* [Stated problem]
Exactly the lines from the start of the data below through the line that contains "['$-', '$500.00', '$1,000.00', '$1,500.00', '$2,000.00'];" are to be copied, with pictures left out.

* [Source excerpt]

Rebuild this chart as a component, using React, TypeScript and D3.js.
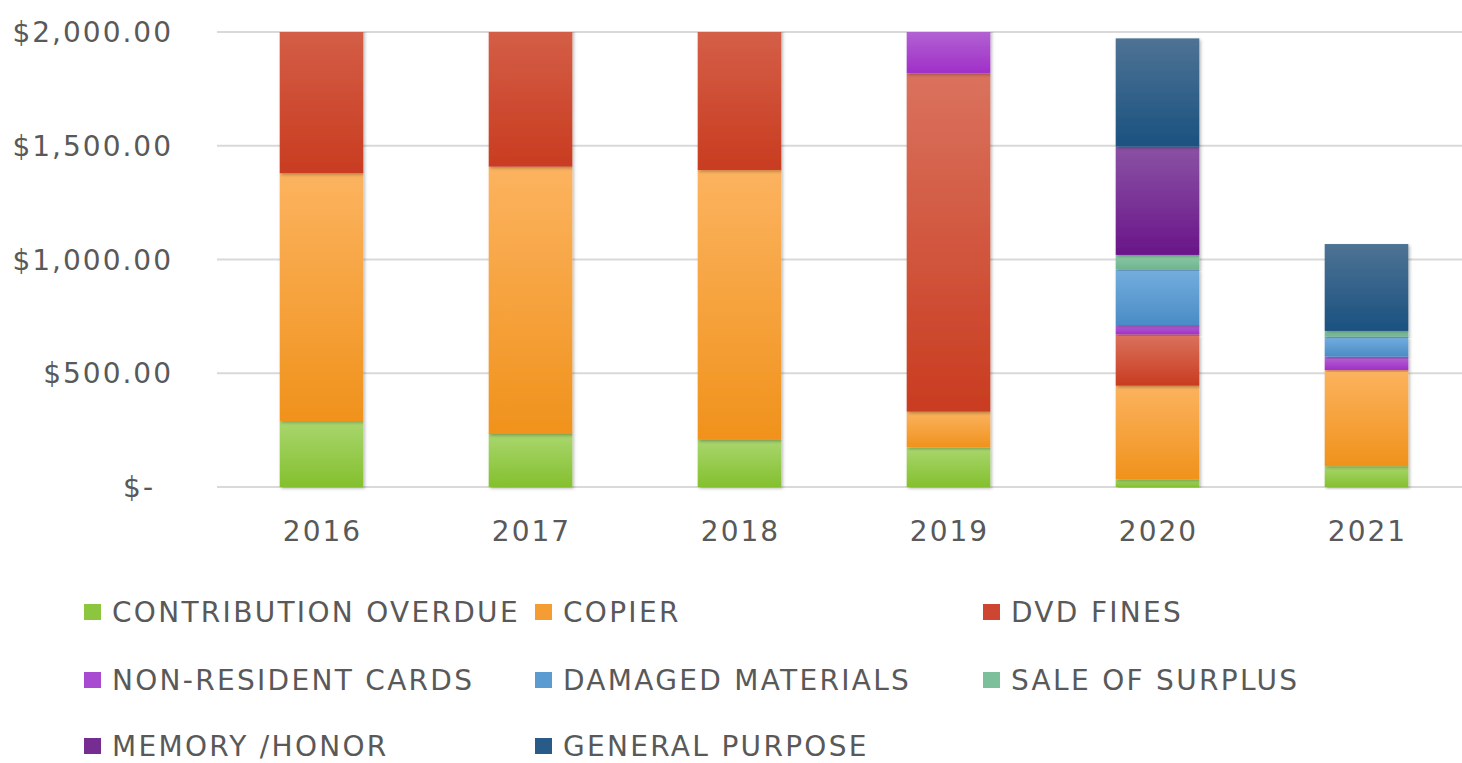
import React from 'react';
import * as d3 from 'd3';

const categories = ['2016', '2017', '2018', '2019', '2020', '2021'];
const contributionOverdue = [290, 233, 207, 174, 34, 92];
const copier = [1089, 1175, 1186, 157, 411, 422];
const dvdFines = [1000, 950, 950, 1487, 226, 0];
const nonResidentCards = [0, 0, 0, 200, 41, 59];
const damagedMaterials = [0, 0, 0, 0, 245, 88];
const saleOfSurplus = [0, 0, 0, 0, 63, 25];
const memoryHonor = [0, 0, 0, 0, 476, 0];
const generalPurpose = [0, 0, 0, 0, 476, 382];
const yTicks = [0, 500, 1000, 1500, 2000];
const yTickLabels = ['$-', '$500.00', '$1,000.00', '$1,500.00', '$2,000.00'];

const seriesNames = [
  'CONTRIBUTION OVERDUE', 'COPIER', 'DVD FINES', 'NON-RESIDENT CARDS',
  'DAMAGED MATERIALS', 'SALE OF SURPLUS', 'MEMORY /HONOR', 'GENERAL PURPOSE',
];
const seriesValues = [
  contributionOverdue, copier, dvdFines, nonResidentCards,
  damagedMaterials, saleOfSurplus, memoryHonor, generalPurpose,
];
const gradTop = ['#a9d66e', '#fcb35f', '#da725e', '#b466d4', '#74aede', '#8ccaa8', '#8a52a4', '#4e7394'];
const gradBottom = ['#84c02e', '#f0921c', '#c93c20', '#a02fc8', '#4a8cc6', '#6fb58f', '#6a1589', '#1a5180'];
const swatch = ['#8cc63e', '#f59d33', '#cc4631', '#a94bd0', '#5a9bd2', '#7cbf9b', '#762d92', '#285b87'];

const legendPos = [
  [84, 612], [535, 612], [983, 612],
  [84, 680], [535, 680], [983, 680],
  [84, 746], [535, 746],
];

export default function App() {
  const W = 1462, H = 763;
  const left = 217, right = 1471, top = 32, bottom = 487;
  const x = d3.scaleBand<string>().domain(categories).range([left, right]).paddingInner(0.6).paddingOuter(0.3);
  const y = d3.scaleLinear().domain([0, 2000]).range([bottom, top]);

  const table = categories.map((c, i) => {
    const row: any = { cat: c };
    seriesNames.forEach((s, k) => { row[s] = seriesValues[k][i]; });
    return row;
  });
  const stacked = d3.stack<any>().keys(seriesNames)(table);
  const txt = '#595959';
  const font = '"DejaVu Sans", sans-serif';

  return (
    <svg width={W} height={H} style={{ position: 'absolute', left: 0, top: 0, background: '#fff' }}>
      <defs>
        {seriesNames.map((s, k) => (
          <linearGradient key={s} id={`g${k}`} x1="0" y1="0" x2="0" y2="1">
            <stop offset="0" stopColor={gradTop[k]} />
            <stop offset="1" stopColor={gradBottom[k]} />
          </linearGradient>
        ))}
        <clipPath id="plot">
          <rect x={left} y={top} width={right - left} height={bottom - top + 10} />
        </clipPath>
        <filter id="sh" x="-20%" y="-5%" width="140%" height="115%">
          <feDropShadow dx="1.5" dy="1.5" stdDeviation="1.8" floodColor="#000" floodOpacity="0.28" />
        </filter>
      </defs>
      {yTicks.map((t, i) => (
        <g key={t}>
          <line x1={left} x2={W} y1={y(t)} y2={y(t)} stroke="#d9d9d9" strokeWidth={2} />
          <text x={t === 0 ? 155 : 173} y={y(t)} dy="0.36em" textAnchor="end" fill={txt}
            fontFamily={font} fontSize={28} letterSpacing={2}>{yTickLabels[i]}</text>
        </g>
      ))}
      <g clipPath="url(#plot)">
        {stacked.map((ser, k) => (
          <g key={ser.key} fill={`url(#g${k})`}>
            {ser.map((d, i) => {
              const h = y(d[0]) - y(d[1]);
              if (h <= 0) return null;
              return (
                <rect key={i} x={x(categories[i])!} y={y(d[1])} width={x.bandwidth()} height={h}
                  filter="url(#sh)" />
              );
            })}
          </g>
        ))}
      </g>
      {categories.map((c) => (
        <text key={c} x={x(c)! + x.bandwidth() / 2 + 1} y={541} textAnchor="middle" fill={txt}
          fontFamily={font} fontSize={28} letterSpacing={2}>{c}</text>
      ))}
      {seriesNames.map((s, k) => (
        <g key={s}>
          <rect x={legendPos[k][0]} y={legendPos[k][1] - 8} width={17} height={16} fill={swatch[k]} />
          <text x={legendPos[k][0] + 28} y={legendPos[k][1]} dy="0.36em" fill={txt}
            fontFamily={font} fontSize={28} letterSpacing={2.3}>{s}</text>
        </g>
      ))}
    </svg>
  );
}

* [Task result]
Rebuild this chart as a component, using React, TypeScript and D3.js.
import React from 'react';
import * as d3 from 'd3';

const categories = ['2016', '2017', '2018', '2019', '2020', '2021'];
const contributionOverdue = [290, 233, 207, 174, 34, 92];
const copier = [1089, 1175, 1186, 157, 411, 422];
const dvdFines = [1000, 950, 950, 1487, 226, 0];
const nonResidentCards = [0, 0, 0, 200, 41, 59];
const damagedMaterials = [0, 0, 0, 0, 245, 88];
const saleOfSurplus = [0, 0, 0, 0, 63, 25];
const memoryHonor = [0, 0, 0, 0, 476, 0];
const generalPurpose = [0, 0, 0, 0, 476, 382];
const yTicks = [0, 500, 1000, 1500, 2000];
const yTickLabels = ['$-', '$500.00', '$1,000.00', '$1,500.00', '$2,000.00'];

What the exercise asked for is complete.